Avant Folikpo, d’autres comme Glokpon kokou Augustin et Bénissan Jacob, rentrés de France pour un bref séjour au bercail sont passés dans les chambres de torture (un camp dans le camp) du tristement célèbre gendarme, votre tortionnaire aggréé, Yark Dahémane. Ces quelques exemples suffisent pour éloigner de votre domaine une bonne frange de la Diaspora. Comment, dans ces conditions, pouvez-vous réconcilier votre pays? Comment pouvez-vous développer le Togo lorsque vous et vos hommes, démesurement enflés d’orgueil, traitez avec tant de mépris une si foisonnante Diaspora? Vous avez fait une guerre atroce au peuple pour être à cette place; mais il y a une chose que vous manquez de comprendre: il ne sert à rien de gagner une guerre si on ne peut pas faire la paix avec ses ennemis.

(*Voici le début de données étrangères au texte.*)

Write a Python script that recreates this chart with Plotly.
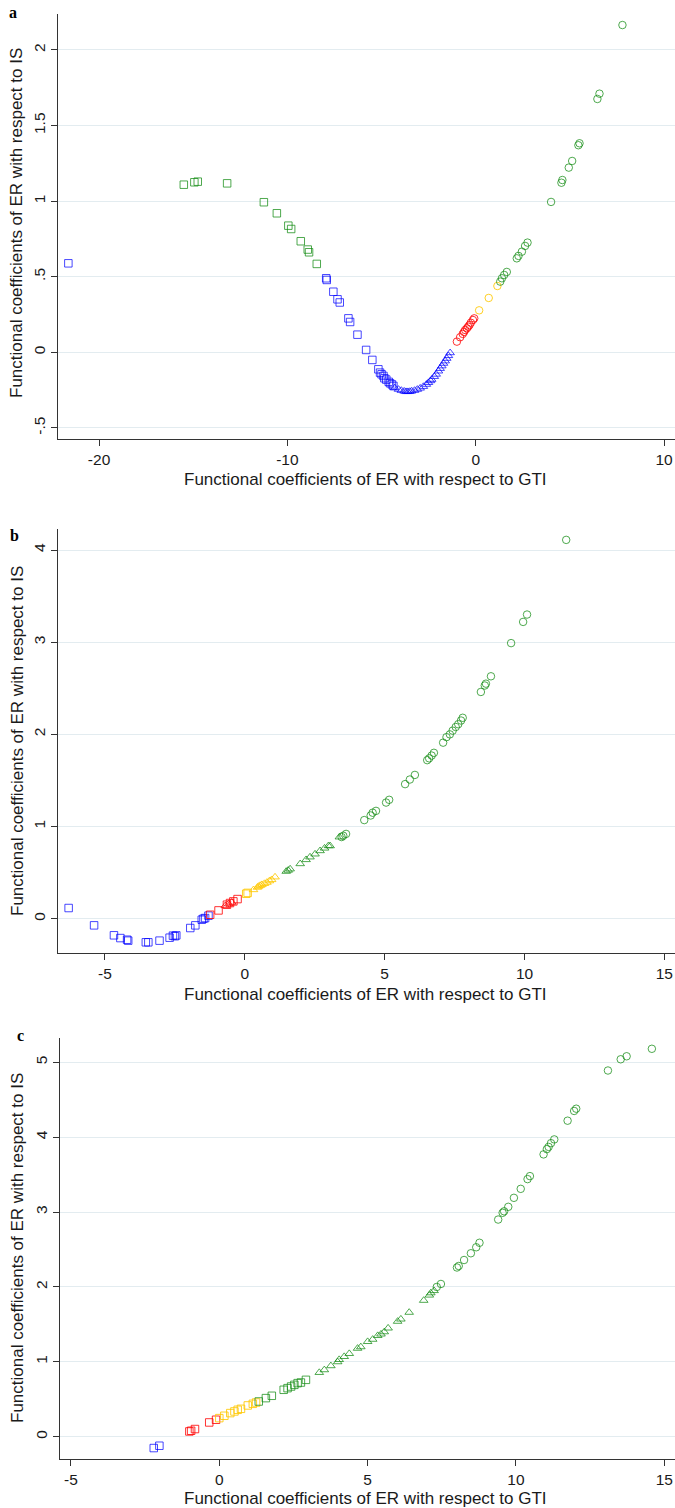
import plotly.graph_objects as go

# ---------------- Panel a ----------------
a_green_sq_x = [-15.5, -14.94, -14.76, -13.2, -11.25, -10.56, -9.95, -9.80, -9.29, -8.92, -8.85, -8.44]
a_green_sq_y = [1.109, 1.125, 1.129, 1.118, 0.993, 0.92, 0.838, 0.816, 0.735, 0.68, 0.662, 0.585]
a_blue_sq_x = [-21.63, -7.94, -7.91, -7.56, -7.34, -7.22, -6.76, -6.67, -6.28, -5.82, -5.49, -5.17,
               -5.08, -5.0, -4.9, -4.85, -4.75, -4.62, -4.55, -4.45, -4.37]
a_blue_sq_y = [0.589, 0.49, 0.479, 0.401, 0.351, 0.33, 0.225, 0.201, 0.117, 0.016, -0.05, -0.112,
               -0.134, -0.145, -0.156, -0.171, -0.18, -0.195, -0.204, -0.212, -0.222]
a_blue_tri_x = [-4.3, -4.1, -3.95, -3.8, -3.7, -3.6, -3.5, -3.4, -3.25, -3.1, -2.95, -2.78, -2.62,
                -2.51, -2.4, -2.34, -2.2, -2.1, -1.98, -1.89, -1.8, -1.71, -1.62, -1.54, -1.45, -1.36]
a_blue_tri_y = [-0.235, -0.245, -0.252, -0.257, -0.26, -0.26, -0.259, -0.256, -0.252, -0.245, -0.237,
                -0.226, -0.212, -0.2, -0.188, -0.179, -0.16, -0.145, -0.124, -0.107, -0.09, -0.073,
                -0.057, -0.04, -0.022, -0.003]
a_red_ci_x = [-1.0, -0.83, -0.69, -0.62, -0.56, -0.47, -0.40, -0.33, -0.26, -0.15, -0.08]
a_red_ci_y = [0.071, 0.1, 0.122, 0.135, 0.148, 0.159, 0.17, 0.181, 0.196, 0.214, 0.225]
a_gold_ci_x = [0.18, 0.69, 1.15]
a_gold_ci_y = [0.278, 0.36, 0.439]
a_green_ci_x = [1.3, 1.39, 1.51, 1.65, 2.18, 2.27, 2.45, 2.62, 2.75, 4.0, 4.55, 4.6, 4.94, 5.12,
                5.45, 5.51, 6.46, 6.57, 7.79]
a_green_ci_y = [0.468, 0.49, 0.512, 0.532, 0.622, 0.638, 0.666, 0.704, 0.726, 0.995, 1.122, 1.14,
                1.222, 1.266, 1.37, 1.383, 1.676, 1.711, 2.165]

# ---------------- Panel b ----------------
b_blue_sq_x = [-6.3, -5.39, -4.68, -4.45, -4.21, -4.17, -3.54, -3.45, -3.05, -2.69, -2.57, -2.5,
               -2.45, -1.95, -1.77, -1.54, -1.48, -1.42, -1.3]
b_blue_sq_y = [0.116, -0.072, -0.18, -0.21, -0.228, -0.238, -0.256, -0.256, -0.238, -0.206, -0.184,
               -0.19, -0.181, -0.101, -0.072, -0.011, 0.0, 0.007, 0.033]
b_red_sq_x = [-1.24, -0.94, -0.64, -0.53, -0.41, -0.26]
b_red_sq_y = [0.043, 0.09, 0.152, 0.17, 0.188, 0.213]
b_red_tri_x = [-0.7, -0.58, -0.47]
b_red_tri_y = [0.14, 0.16, 0.178]
b_gold_sq_x = [0.05, 0.1]
b_gold_sq_y = [0.271, 0.28]
b_gold_tri_x = [0.31, 0.45, 0.49, 0.55, 0.61, 0.7, 0.79, 0.88, 0.96, 1.08]
b_gold_tri_y = [0.314, 0.34, 0.35, 0.36, 0.369, 0.381, 0.394, 0.41, 0.423, 0.452]
b_green_tri_x = [1.48, 1.55, 1.62, 1.98, 2.19, 2.33, 2.51, 2.69, 2.85, 2.99, 3.05, 3.38]
b_green_tri_y = [0.513, 0.525, 0.539, 0.596, 0.64, 0.669, 0.701, 0.737, 0.765, 0.791, 0.79, 0.886]
b_green_ci_x = [3.46, 3.52, 3.62, 4.27, 4.5, 4.57, 4.69, 5.05, 5.16, 5.73, 5.9, 6.08, 6.52, 6.59,
                6.68, 6.76, 7.09, 7.21, 7.33, 7.43, 7.54, 7.63, 7.73, 7.79, 8.44, 8.58, 8.62, 8.80,
                9.52, 9.95, 10.09, 11.49]
b_green_ci_y = [0.886, 0.90, 0.92, 1.07, 1.12, 1.15, 1.17, 1.26, 1.29, 1.46, 1.51, 1.56, 1.72, 1.74,
                1.77, 1.80, 1.91, 1.97, 2.0, 2.04, 2.08, 2.11, 2.15, 2.18, 2.46, 2.53, 2.55, 2.63,
                2.99, 3.22, 3.30, 4.11]

# ---------------- Panel c ----------------
c_blue_sq_x = [-2.21, -2.02]
c_blue_sq_y = [-0.151, -0.12]
c_red_sq_x = [-1.01, -0.95, -0.82, -0.34, -0.11]
c_red_sq_y = [0.071, 0.08, 0.103, 0.191, 0.227]
c_gold_sq_x = [0.0, 0.17, 0.37, 0.51, 0.62, 0.73, 0.96, 1.13, 1.24]
c_gold_sq_y = [0.249, 0.28, 0.316, 0.338, 0.36, 0.373, 0.418, 0.44, 0.457]
c_green_sq_x = [1.33, 1.57, 1.77, 2.17, 2.3, 2.42, 2.53, 2.64, 2.75, 2.92]
c_green_sq_y = [0.471, 0.516, 0.547, 0.627, 0.649, 0.671, 0.693, 0.716, 0.724, 0.76]
c_green_tri_x = [3.37, 3.54, 3.76, 3.99, 4.04, 4.21, 4.38, 4.66, 4.77, 5.0, 5.17, 5.34, 5.45, 5.56,
                 5.69, 6.01, 6.12, 6.4, 6.89, 7.08, 7.13, 7.24]
c_green_tri_y = [0.857, 0.893, 0.947, 1.0, 1.03, 1.07, 1.11, 1.18, 1.20, 1.27, 1.30, 1.35, 1.37, 1.40,
                 1.45, 1.54, 1.57, 1.66, 1.82, 1.89, 1.92, 1.95]
c_green_ci_x = [7.33, 7.47, 8.01, 8.07, 8.25, 8.48, 8.66, 8.77, 9.4, 9.55, 9.6, 9.74, 9.93, 10.16,
                10.39, 10.47, 10.93, 11.04, 11.1, 11.18, 11.29, 11.74, 11.96, 12.03, 13.1, 13.53,
                13.73, 14.58]
c_green_ci_y = [2.0, 2.04, 2.26, 2.28, 2.36, 2.45, 2.53, 2.59, 2.90, 2.99, 3.01, 3.07, 3.19, 3.31,
                3.44, 3.48, 3.77, 3.84, 3.87, 3.92, 3.97, 4.22, 4.35, 4.38, 4.89, 5.04, 5.08, 5.18]

# Tick values and labels
a_yticks = [-0.5, 0, 0.5, 1, 1.5, 2]
a_yticklabels = ["-.5", "0", ".5", "1", "1.5", "2"]
a_xticks = [-20, -10, 0, 10]
a_xticklabels = ["-20", "-10", "0", "10"]
b_yticks = [0, 1, 2, 3, 4]
b_yticklabels = ["0", "1", "2", "3", "4"]
b_xticks = [-5, 0, 5, 10, 15]
b_xticklabels = ["-5", "0", "5", "10", "15"]
c_yticks = [0, 1, 2, 3, 4, 5]
c_yticklabels = ["0", "1", "2", "3", "4", "5"]
c_xticks = [-5, 0, 5, 10, 15]
c_xticklabels = ["-5", "0", "5", "10", "15"]

X_TITLE = "Functional coefficients of ER with respect to GTI"
Y_TITLE = "Functional coefficients of ER with respect to IS"

W, H = 675, 1508
COL = {
    "blue": "rgba(0,0,255,0.72)",
    "green": "rgba(20,140,20,0.75)",
    "red": "rgba(255,0,0,0.8)",
    "gold": "rgba(255,200,0,0.85)",
}
SYM = {"sq": "square-open", "tri": "triangle-up-open", "ci": "circle-open"}

fig = go.Figure()


def add(xs, ys, color, shape, axis_id):
    sfx = "" if axis_id == 1 else str(axis_id)
    fig.add_trace(go.Scatter(
        x=xs, y=ys, mode="markers", showlegend=False,
        xaxis="x" + sfx, yaxis="y" + sfx,
        marker=dict(symbol=SYM[shape], size=7.5,
                    color=COL[color], line=dict(color=COL[color], width=1)),
    ))


add(a_green_sq_x, a_green_sq_y, "green", "sq", 1)
add(a_blue_sq_x, a_blue_sq_y, "blue", "sq", 1)
add(a_blue_tri_x, a_blue_tri_y, "blue", "tri", 1)
add(a_red_ci_x, a_red_ci_y, "red", "ci", 1)
add(a_gold_ci_x, a_gold_ci_y, "gold", "ci", 1)
add(a_green_ci_x, a_green_ci_y, "green", "ci", 1)

add(b_blue_sq_x, b_blue_sq_y, "blue", "sq", 2)
add(b_red_sq_x, b_red_sq_y, "red", "sq", 2)
add(b_red_tri_x, b_red_tri_y, "red", "tri", 2)
add(b_gold_sq_x, b_gold_sq_y, "gold", "sq", 2)
add(b_gold_tri_x, b_gold_tri_y, "gold", "tri", 2)
add(b_green_tri_x, b_green_tri_y, "green", "tri", 2)
add(b_green_ci_x, b_green_ci_y, "green", "ci", 2)

add(c_blue_sq_x, c_blue_sq_y, "blue", "sq", 3)
add(c_red_sq_x, c_red_sq_y, "red", "sq", 3)
add(c_gold_sq_x, c_gold_sq_y, "gold", "sq", 3)
add(c_green_sq_x, c_green_sq_y, "green", "sq", 3)
add(c_green_tri_x, c_green_tri_y, "green", "tri", 3)
add(c_green_ci_x, c_green_ci_y, "green", "ci", 3)

FONT = "Liberation Sans, Arial, sans-serif"
TICKFONT = dict(family=FONT, size=15.5, color="#1a1a1a")
TITLEFONT = dict(family=FONT, size=17, color="#1a1a1a")
GRID = "#e3ecf0"


def xaxis(domain_left, rng, ticks, labels, anchor):
    return dict(domain=[domain_left, 1.0], range=rng, tickvals=ticks, ticktext=labels,
                showgrid=False, zeroline=False, showline=True, linecolor="#333",
                linewidth=1.2, ticks="outside", ticklen=6, tickcolor="#333",
                tickfont=TICKFONT, anchor=anchor, fixedrange=True)


def yaxis(dom, rng, ticks, labels, anchor):
    return dict(domain=dom, range=rng, tickvals=ticks, ticktext=labels,
                showgrid=True, gridcolor=GRID, gridwidth=1, zeroline=False,
                showline=True, linecolor="#333", linewidth=1.2, ticks="outside",
                ticklen=6, tickcolor="#333", tickangle=-90, tickfont=TICKFONT,
                anchor=anchor, fixedrange=True)


def py(p):
    return 1 - p / H


fig.update_layout(
    width=W, height=H, margin=dict(l=0, r=0, t=0, b=0),
    paper_bgcolor="white", plot_bgcolor="white",
    xaxis=xaxis(58 / W, [-22.18, 10.58], a_xticks, a_xticklabels, "y"),
    yaxis=yaxis([py(439), py(14)], [-0.573, 2.238], a_yticks, a_yticklabels, "x"),
    xaxis2=xaxis(58 / W, [-6.68, 15.38], b_xticks, b_xticklabels, "y2"),
    yaxis2=yaxis([py(953), py(529)], [-0.372, 4.228], b_yticks, b_yticklabels, "x2"),
    xaxis3=xaxis(60 / W, [-5.37, 15.36], c_xticks, c_xticklabels, "y3"),
    yaxis3=yaxis([py(1459), py(1038)], [-0.297, 5.324], c_yticks, c_yticklabels, "x3"),
)

ann = []
# axis titles for each panel: (x-title centre y, y-title centre y)
for xt_y, yt_y in [(479, 223), (994, 741), (1498, 1248)]:
    ann.append(dict(text=X_TITLE, x=365 / W, y=py(xt_y), xref="paper", yref="paper",
                    xanchor="center", yanchor="middle", showarrow=False, font=TITLEFONT))
    ann.append(dict(text=Y_TITLE, x=17 / W, y=py(yt_y), xref="paper", yref="paper",
                    xanchor="center", yanchor="middle", showarrow=False, textangle=-90,
                    font=TITLEFONT))
# panel letters
for letter, lx, ly in [("a", 13, 13), ("b", 14, 535), ("c", 20, 1035)]:
    ann.append(dict(text="<b>%s</b>" % letter, x=lx / W, y=py(ly), xref="paper", yref="paper",
                    xanchor="center", yanchor="middle", showarrow=False,
                    font=dict(family="Liberation Serif, Times New Roman, serif", size=16,
                              color="#000")))
fig.update_layout(annotations=ann)

fig.write_html("out.html")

Les Togolais, moi inclus, vous ont vu dans l’oeuvre de destruction de l’UFC, créant une rude animosité entre camarades,parents et amis du parti. Beaucoup de Togolais, moi inclus, ont surpris votre méchanceté derrière la mise sous scellés de l’OBUTS et la liquidation de ses biens, meubles et immeubles. N’est-ce pas avec votre quitus que s’orchestrent les tabassages des membres du FRAC? Exactement comme cela s’était passé au petit matin du 23 octobre 1992, quand les militaires de votre père, à la manière des nazis conquérants, avaient fait pleuvoir gifles, molestages et insultes ordurières sur d’honorables personnalités du Haut Conseil de la République, l’organe législatif de la transition. Que de péripéties douloureuses à travers votre personne et votre règne! Vous êtes dans le mauvais rôle au mauvais moment. Vous êtes un chef de clan, un président sectaire, un homme dangereux. Ne vous y méprenez pas, le prix de cette parjure, pour le premier magistrat que vous prétendez être, ne peut être que la mort.

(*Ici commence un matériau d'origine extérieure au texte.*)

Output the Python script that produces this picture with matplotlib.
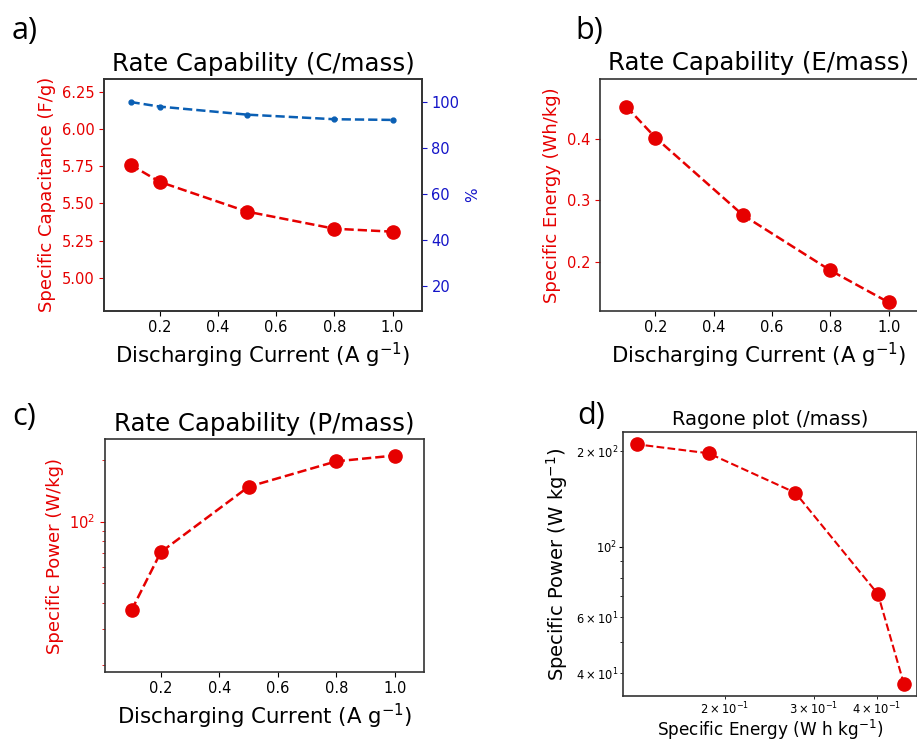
import matplotlib
matplotlib.use("Agg")
import matplotlib.pyplot as plt
import numpy as np

# ---- data ----
current = [0.1, 0.2, 0.5, 0.8, 1.0]               # A g^-1
capacitance = [5.76, 5.645, 5.445, 5.33, 5.31]     # F/g
retention = [100.0, 98.0, 94.5, 92.5, 92.2]        # %
energy = [0.4525, 0.402, 0.276, 0.186, 0.134]      # Wh/kg
power = [37.0, 71.0, 148.0, 197.0, 210.3]          # W/kg

RED = "#e60000"
BLUE_LINE = "#0a5fb4"
BLUE_TXT = "#1414c8"

W, H = 917, 742
fig = plt.figure(figsize=(W / 100, H / 100), dpi=100)

def box(l, r, t, b):
    return [l / W, 1 - b / H, (r - l) / W, (b - t) / H]

TICK = 10.5
LAB = 15.3
TTL = 17.6
MS = 9.5

def style(ax):
    for s in ax.spines.values():
        s.set_color("#333333")
        s.set_linewidth(1.2)

# ---- a) ----
ax = fig.add_axes(box(104.3, 421.7, 79, 310.7))
ax.plot(current, capacitance, "--o", color=RED, ms=MS, lw=1.8)
ax.set_xlim(min(current) * 0.1, max(current) * 1.1)
ax.set_ylim(min(capacitance) * 0.9, max(capacitance) * 1.1)
ax.set_ylabel("Specific Capacitance (F/g)", color=RED, fontsize=13)
ax.set_xlabel("Discharging Current (A g$^{-1}$)", fontsize=LAB)
ax.set_title("Rate Capability (C/mass)", fontsize=TTL)
ax.tick_params(axis="y", colors=RED, labelsize=TICK)
ax.tick_params(axis="x", labelsize=TICK)
ax.set_xticks([0.2, 0.4, 0.6, 0.8, 1.0])
style(ax)
ax2 = ax.twinx()
ax2.plot(current, retention, "--o", color=BLUE_LINE, ms=3.5, lw=1.8)
ax2.set_ylim(min(retention) * 0.1, max(retention) * 1.1)
ax2.set_ylabel("%", color=BLUE_TXT, fontsize=11)
ax2.tick_params(axis="y", colors=BLUE_TXT, labelsize=TICK)
ax2.set_yticks([20, 40, 60, 80, 100])
style(ax2)

# ---- b) ----
ax = fig.add_axes(box(600, 918, 78.7, 310.7))
ax.plot(current, energy, "--o", color=RED, ms=MS, lw=1.8)
ax.set_xlim(min(current) * 0.1, max(current) * 1.1)
ax.set_ylim(min(energy) * 0.9, max(energy) * 1.1)
ax.set_ylabel("Specific Energy (Wh/kg)", color=RED, fontsize=13)
ax.set_xlabel("Discharging Current (A g$^{-1}$)", fontsize=LAB)
ax.set_title("Rate Capability (E/mass)", fontsize=TTL)
ax.tick_params(axis="y", colors=RED, labelsize=TICK)
ax.tick_params(axis="x", labelsize=TICK)
ax.set_xticks([0.2, 0.4, 0.6, 0.8, 1.0])
ax.set_yticks([0.2, 0.3, 0.4])
style(ax)

# ---- c) ----
ax = fig.add_axes(box(105.3, 424, 439.3, 671.7))
ax.plot(current, power, "--o", color=RED, ms=MS, lw=1.8)
ax.set_yscale("log")
ax.set_xlim(min(current) * 0.1, max(current) * 1.1)
ax.set_ylim(min(power) * 0.5, max(power) * 1.2)
ax.set_ylabel("Specific Power (W/kg)", color=RED, fontsize=13)
ax.set_xlabel("Discharging Current (A g$^{-1}$)", fontsize=LAB)
ax.set_title("Rate Capability (P/mass)", fontsize=TTL)
ax.tick_params(axis="y", which="both", colors=RED, labelsize=TICK)
ax.tick_params(axis="x", labelsize=TICK)
ax.set_xticks([0.2, 0.4, 0.6, 0.8, 1.0])
style(ax)

# ---- d) ----
ax = fig.add_axes(box(623.3, 917.3, 432.3, 696))
ax.plot(energy, power, "--o", color=RED, ms=MS, lw=1.5)
ax.set_xscale("log")
ax.set_yscale("log")
ax.set_ylabel("Specific Power (W kg$^{-1}$)", fontsize=14)
ax.set_xlabel("Specific Energy (W h kg$^{-1}$)", fontsize=12.2, labelpad=0)
ax.set_title("Ragone plot (/mass)", fontsize=14, pad=5)
ax.tick_params(axis="both", which="both", labelsize=8.3, pad=1.5)
ax.tick_params(axis="both", which="major", length=3)
ax.tick_params(axis="both", which="minor", length=2)
style(ax)

# ---- panel letters ----
for txt, x, y in [("a)", 12, 39), ("b)", 575, 39), ("c)", 12, 425), ("d)", 577, 424)]:
    fig.text(x / W, 1 - y / H, txt, fontsize=22, family="Open Sans", va="baseline")

fig.savefig("out.png", dpi=100)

Il “NOUS” est parvenu que vous avez engagé des procès contre des directeurs de presse pour “diffusion de fausses nouvelles et atteinte à votre honneur”. Je ne sais quel sens revêt pour vous ce précieux mot “honneur” mais, excellence monsieur le président, je puis vous dire avec hargne et précision que vous n’en avez aucun. Votre célibat à 44 ans, synonyme, en Afrique, de débauche outrée, votre flânerie dans l’univers artificiel des paradis féminins, de facto, vous le dénient! C’est votre vie privée. Mais ça vexe, parce que la République en pâtit. Honneur! Pourquoi croyez-vous avoir un honneur à défendre lorsque notre pays que vous avez détruit avec le concours de véreux affairistes étrangers est devenu, par vos soins, une balayure, un Etat tombé en rebut, une nation assistée, bref la risée du monde civilisé?

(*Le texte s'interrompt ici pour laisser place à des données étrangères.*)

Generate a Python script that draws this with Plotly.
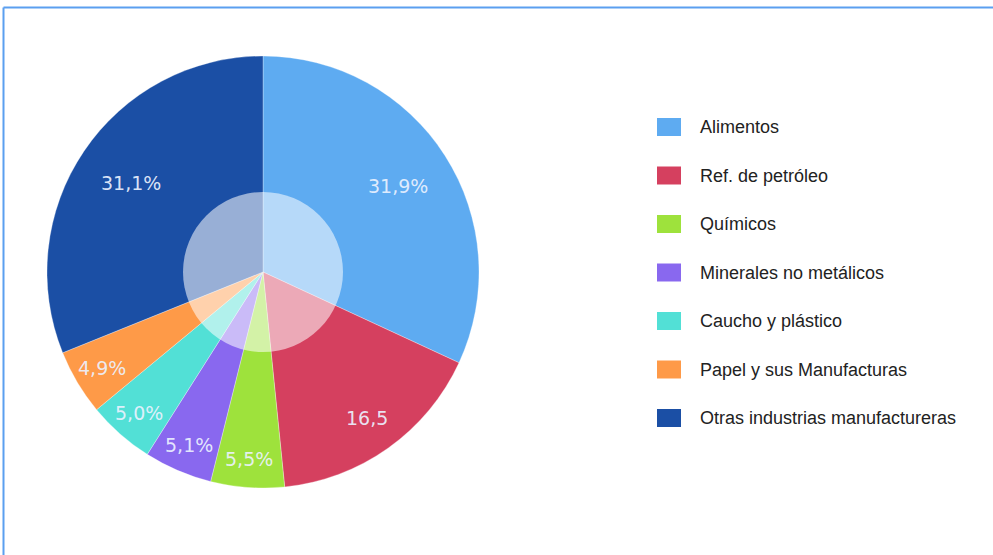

C’est troublant pour “NOUS”, que les Togolais en soient toujours à chercher, désespérément, le chef qui préside à leur destinée. Non seulement qu’ils ne trouvent pas un, ils sont contraints de subir, en lieu du parapluie protecteur d’un rassembleur, la terreur de votre pléthore de troufions habillés et payés à leurs frais. Que feriez-vous si vous étiez dans le camp des opprimés? Par la faute de votre parti, la République est gravement atteinte dans son âme. Elle grince et demande une main experte pour la réparer.
Je conclus. Gouverner un pays, ce n’est pas agiter à l’infini son droit de vie ou de mort sur les citoyens . Ce n’est pas, loin s’en faut, passer le temps à mettre à jour la liste secrète des opposants à égorger. C’est sûrement quelquechose d’autre que le RPT n’a pas. Vous sachant bien loin du compte, je vous convie à admettre, monsieur Faure Gnassingbé et cher compatriote, qu’il n’y a aucun problème à être un ancien Chef d’Etat. Vous voir accroché au pouvoir comme une sangsue prédatrice “NOUS” est pénible. Vivement que votre règne prenne fin.